**Given instruction:**
Give back, exactly as it appears, the run of lines opening with the one containing "Convert this chart to Altair code." and closing with the one containing "-5.15, -5.37, -5.55, -5.69, -5.81]". Nothing outside that run should appear.

**Listed records:**
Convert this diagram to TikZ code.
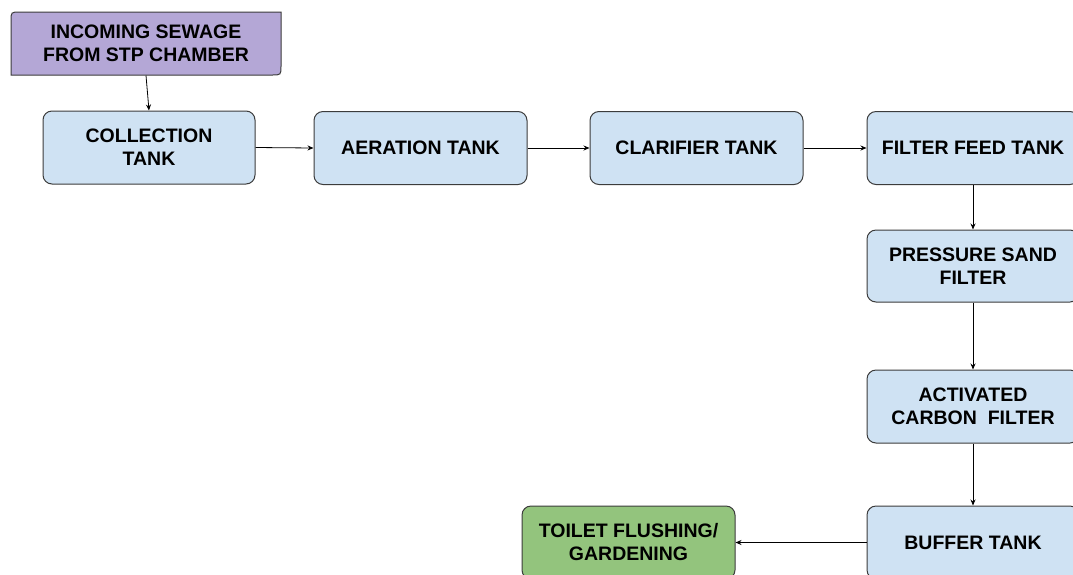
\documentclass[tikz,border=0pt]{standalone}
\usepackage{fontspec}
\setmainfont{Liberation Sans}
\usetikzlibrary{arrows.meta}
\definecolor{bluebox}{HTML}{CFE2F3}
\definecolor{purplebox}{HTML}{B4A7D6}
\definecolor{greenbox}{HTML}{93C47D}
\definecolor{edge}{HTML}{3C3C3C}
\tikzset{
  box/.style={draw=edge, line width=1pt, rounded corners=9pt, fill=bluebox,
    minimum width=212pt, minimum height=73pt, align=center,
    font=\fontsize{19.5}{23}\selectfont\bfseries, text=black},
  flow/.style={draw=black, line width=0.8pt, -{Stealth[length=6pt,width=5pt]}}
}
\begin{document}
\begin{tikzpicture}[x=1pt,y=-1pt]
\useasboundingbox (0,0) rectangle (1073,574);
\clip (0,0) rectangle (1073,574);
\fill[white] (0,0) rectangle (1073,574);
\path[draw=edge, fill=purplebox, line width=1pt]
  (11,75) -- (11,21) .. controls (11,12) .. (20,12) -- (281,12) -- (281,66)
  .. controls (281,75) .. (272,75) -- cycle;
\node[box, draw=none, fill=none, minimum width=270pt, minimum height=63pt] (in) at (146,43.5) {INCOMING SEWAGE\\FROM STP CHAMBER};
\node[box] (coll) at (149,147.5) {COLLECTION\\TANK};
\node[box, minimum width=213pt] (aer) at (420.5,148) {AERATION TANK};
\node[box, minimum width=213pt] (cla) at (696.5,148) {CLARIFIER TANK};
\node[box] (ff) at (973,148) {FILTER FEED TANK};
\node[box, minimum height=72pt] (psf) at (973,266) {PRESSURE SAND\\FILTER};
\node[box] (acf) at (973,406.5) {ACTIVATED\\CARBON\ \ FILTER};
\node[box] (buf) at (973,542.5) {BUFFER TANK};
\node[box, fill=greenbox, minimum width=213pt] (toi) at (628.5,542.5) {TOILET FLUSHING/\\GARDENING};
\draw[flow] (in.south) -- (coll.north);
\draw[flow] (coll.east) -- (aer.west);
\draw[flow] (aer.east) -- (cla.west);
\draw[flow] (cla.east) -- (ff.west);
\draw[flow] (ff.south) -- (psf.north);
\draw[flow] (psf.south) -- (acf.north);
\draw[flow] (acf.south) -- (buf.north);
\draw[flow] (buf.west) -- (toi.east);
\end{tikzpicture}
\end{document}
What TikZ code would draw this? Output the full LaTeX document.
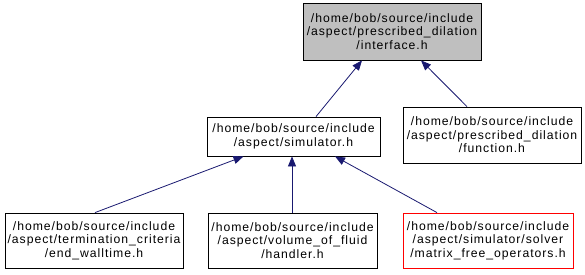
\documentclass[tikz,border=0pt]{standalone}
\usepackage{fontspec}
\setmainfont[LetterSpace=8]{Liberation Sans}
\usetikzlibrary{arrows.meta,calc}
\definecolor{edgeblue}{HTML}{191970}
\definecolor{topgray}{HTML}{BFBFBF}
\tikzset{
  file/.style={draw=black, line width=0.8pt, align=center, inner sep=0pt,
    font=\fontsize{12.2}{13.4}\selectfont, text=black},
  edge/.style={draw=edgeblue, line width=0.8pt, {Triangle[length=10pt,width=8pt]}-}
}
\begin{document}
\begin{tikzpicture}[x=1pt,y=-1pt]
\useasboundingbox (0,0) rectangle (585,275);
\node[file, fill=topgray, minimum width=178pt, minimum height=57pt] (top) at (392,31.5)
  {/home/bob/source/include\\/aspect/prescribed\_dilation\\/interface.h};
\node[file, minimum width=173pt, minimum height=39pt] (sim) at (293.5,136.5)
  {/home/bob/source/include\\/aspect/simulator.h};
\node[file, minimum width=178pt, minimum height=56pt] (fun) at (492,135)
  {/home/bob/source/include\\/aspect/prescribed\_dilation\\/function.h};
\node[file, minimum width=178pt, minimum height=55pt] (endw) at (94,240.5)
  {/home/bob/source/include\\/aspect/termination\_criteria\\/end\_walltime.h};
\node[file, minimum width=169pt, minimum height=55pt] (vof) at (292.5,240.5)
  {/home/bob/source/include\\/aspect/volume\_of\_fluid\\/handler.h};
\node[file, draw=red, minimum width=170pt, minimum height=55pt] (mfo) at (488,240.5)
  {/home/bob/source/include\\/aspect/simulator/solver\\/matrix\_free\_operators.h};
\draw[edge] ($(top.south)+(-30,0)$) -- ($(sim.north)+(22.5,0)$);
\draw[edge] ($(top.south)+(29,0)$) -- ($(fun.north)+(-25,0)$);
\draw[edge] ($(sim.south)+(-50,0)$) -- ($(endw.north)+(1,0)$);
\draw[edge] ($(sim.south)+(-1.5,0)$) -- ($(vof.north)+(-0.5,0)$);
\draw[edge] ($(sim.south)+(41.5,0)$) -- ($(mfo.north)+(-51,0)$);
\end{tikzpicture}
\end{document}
* * *
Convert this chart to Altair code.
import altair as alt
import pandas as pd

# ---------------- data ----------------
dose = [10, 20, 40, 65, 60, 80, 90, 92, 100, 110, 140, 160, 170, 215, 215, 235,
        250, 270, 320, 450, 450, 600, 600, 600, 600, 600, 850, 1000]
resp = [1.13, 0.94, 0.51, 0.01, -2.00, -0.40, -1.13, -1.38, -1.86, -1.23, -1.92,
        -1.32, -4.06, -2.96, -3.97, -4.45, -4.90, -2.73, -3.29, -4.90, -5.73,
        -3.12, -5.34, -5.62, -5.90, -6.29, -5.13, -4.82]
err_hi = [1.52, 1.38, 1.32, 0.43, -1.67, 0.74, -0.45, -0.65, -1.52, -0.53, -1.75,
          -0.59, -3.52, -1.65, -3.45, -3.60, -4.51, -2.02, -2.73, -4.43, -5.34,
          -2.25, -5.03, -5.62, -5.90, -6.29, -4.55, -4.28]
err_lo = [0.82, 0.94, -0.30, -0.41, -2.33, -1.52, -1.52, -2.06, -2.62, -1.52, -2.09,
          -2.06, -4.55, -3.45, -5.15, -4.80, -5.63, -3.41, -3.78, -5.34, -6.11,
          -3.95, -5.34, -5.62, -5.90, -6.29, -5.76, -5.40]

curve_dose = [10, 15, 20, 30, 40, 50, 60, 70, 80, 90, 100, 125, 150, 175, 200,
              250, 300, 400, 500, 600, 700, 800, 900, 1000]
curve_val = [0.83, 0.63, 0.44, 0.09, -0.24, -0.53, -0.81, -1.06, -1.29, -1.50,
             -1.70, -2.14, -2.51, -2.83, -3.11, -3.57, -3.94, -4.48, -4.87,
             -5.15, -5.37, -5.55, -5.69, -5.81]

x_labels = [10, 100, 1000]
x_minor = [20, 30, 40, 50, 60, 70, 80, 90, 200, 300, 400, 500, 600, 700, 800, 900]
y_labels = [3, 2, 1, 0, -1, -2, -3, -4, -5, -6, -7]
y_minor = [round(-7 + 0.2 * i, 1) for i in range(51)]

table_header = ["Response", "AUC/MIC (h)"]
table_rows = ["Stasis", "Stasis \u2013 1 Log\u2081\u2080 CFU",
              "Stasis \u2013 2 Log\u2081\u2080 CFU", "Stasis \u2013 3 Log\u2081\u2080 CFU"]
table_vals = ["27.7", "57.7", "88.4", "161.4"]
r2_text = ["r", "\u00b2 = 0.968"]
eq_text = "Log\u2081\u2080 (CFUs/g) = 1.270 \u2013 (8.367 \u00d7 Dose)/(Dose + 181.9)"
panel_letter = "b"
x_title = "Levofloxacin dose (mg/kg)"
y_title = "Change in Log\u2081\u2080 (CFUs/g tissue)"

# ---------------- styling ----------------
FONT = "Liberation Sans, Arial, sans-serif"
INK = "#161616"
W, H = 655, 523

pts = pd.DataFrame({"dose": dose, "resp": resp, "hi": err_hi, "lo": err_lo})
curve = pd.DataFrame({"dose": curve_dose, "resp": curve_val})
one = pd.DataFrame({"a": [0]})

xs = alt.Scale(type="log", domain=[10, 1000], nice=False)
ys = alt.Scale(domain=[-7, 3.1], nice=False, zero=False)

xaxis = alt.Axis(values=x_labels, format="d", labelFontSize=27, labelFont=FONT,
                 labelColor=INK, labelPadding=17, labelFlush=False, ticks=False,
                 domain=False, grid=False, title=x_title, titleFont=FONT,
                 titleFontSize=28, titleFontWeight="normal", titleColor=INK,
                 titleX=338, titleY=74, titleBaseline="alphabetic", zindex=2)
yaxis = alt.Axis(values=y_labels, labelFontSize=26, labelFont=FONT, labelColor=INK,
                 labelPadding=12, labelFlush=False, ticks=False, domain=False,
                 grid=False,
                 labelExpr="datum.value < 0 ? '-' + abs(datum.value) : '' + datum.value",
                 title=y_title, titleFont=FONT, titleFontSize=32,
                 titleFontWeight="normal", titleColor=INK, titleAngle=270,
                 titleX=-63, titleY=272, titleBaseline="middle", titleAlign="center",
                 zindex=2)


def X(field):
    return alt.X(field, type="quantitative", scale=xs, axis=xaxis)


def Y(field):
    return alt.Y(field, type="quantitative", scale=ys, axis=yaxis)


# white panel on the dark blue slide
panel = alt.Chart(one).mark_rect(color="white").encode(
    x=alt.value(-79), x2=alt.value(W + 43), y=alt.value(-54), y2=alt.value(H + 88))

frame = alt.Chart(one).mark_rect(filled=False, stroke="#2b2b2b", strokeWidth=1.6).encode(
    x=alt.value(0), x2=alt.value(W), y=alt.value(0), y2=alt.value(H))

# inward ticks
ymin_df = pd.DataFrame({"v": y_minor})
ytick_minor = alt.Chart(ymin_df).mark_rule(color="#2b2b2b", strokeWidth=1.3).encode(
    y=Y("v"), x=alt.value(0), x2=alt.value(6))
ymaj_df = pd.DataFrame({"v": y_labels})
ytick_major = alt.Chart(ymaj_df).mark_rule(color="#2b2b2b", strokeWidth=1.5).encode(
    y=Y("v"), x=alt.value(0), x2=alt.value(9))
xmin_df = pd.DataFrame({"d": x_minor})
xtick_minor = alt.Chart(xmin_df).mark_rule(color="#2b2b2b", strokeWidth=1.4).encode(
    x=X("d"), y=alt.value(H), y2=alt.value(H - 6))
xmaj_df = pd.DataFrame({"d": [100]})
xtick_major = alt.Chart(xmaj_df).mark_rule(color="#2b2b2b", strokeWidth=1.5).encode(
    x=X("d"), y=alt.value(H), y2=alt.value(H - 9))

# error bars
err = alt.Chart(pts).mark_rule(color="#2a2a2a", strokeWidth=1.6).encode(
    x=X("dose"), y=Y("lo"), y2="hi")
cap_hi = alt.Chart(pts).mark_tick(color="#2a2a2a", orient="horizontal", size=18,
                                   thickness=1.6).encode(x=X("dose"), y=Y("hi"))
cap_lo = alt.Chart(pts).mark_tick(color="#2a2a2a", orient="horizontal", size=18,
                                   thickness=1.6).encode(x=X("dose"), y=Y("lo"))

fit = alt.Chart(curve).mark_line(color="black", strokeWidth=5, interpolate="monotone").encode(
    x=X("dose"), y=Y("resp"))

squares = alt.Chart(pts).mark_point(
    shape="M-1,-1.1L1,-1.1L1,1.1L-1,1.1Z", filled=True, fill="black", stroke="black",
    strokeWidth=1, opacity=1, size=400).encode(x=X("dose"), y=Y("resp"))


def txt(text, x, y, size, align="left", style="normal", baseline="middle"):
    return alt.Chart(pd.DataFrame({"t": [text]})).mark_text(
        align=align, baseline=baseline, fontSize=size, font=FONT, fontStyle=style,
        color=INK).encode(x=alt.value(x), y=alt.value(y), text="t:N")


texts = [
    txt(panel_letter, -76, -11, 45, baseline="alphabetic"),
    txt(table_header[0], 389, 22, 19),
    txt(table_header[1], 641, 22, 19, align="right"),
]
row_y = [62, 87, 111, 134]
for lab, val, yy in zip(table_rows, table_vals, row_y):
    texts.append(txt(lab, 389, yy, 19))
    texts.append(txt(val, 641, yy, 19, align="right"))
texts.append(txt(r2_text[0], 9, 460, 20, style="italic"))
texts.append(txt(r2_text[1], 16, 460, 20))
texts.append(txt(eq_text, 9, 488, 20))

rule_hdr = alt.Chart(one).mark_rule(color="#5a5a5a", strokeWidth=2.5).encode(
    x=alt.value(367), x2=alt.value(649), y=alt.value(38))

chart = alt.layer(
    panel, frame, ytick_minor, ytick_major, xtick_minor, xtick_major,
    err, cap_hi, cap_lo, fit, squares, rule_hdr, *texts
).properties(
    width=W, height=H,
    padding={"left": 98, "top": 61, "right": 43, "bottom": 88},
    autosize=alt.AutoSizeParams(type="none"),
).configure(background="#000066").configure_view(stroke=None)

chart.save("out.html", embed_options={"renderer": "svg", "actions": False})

**Correct answer:**
Convert this chart to Altair code.
import altair as alt
import pandas as pd

# ---------------- data ----------------
dose = [10, 20, 40, 65, 60, 80, 90, 92, 100, 110, 140, 160, 170, 215, 215, 235,
        250, 270, 320, 450, 450, 600, 600, 600, 600, 600, 850, 1000]
resp = [1.13, 0.94, 0.51, 0.01, -2.00, -0.40, -1.13, -1.38, -1.86, -1.23, -1.92,
        -1.32, -4.06, -2.96, -3.97, -4.45, -4.90, -2.73, -3.29, -4.90, -5.73,
        -3.12, -5.34, -5.62, -5.90, -6.29, -5.13, -4.82]
err_hi = [1.52, 1.38, 1.32, 0.43, -1.67, 0.74, -0.45, -0.65, -1.52, -0.53, -1.75,
          -0.59, -3.52, -1.65, -3.45, -3.60, -4.51, -2.02, -2.73, -4.43, -5.34,
          -2.25, -5.03, -5.62, -5.90, -6.29, -4.55, -4.28]
err_lo = [0.82, 0.94, -0.30, -0.41, -2.33, -1.52, -1.52, -2.06, -2.62, -1.52, -2.09,
          -2.06, -4.55, -3.45, -5.15, -4.80, -5.63, -3.41, -3.78, -5.34, -6.11,
          -3.95, -5.34, -5.62, -5.90, -6.29, -5.76, -5.40]

curve_dose = [10, 15, 20, 30, 40, 50, 60, 70, 80, 90, 100, 125, 150, 175, 200,
              250, 300, 400, 500, 600, 700, 800, 900, 1000]
curve_val = [0.83, 0.63, 0.44, 0.09, -0.24, -0.53, -0.81, -1.06, -1.29, -1.50,
             -1.70, -2.14, -2.51, -2.83, -3.11, -3.57, -3.94, -4.48, -4.87,
             -5.15, -5.37, -5.55, -5.69, -5.81]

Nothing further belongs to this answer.